Das Buch ist gespickt von Sentimentalitäten und überzogenen, ins Lächerliche abgleitenden Vergleichen. Beispiel: Den tanzenden Körpern folgen auf Seite 125 und 126 zahlreiche noch schlimmer geartete Metaphern, die weder atmosphärisch sind noch etwas zur Handlung beitragen.
In der Figurenzeichnung dominiert ein Schwarz-Weiß-Schema. Zwar unterhaltsam, aber wenig authentisch. Die Meinung bildet man sich auf den ersten Seiten, leider ohne nennenswerte Überraschungen im weiteren Verlauf. Bei Hauptfigur Moritz wird ständig auf die Tränendrüse gedrückt. Helena wirkt zu Beginn noch intelligent und stark, wie sie sich entwickelt, führt zu so manchem genervten Augenverdrehen. Die Figuren bleiben entweder so langweilig oder so eindimensional, dass sie mich nicht mitreißen konnten und mich ihr Schicksal nicht interessiert. Ausnahmen bilden natürlich wirkende Nebenfiguren, z. B. Schmied Benno und seine Frau Monica.
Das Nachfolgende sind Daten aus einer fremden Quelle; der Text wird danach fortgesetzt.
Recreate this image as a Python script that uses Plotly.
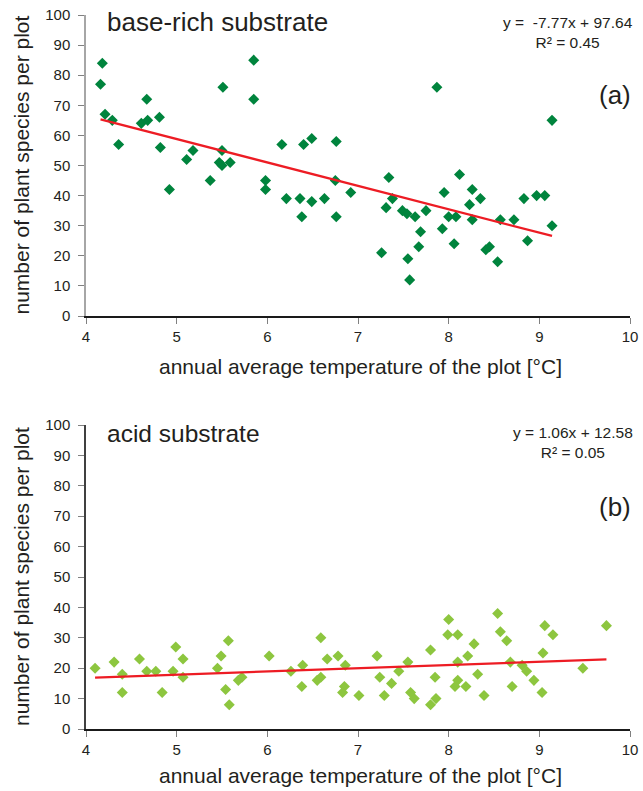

Die eigentliche Handlung ist gar nicht mal so schlecht, doch ich musste oft entnervt abbrechen. Dabei lese ich durchaus auch Liebesgeschichten und kann Gefühlsbekundungen sonst viel abgewinnen. Hier beneide ich die Leser, die sich hineinfühlen und mitfiebern konnten. Aufgrund des Schreibstils bleiben Zweifel, wie ernst man die Einblicke in die damalige Lebenswirklichkeit - eigentlich Hauptantrieb für mich, historische Romane zu lesen - nehmen kann. Schade, denn die Grundidee gefiel mir, und gefühlt schöpft der Autor sein Potenzial einfach nicht aus, zugunsten des Versuchs, mit leichter Kost eine neue Zielgruppe zu erschließen, zu der ich - als Fan anspruchsvoller historischer Romane (z. B. von Ken Follett) - offensichtlich nicht gehöre.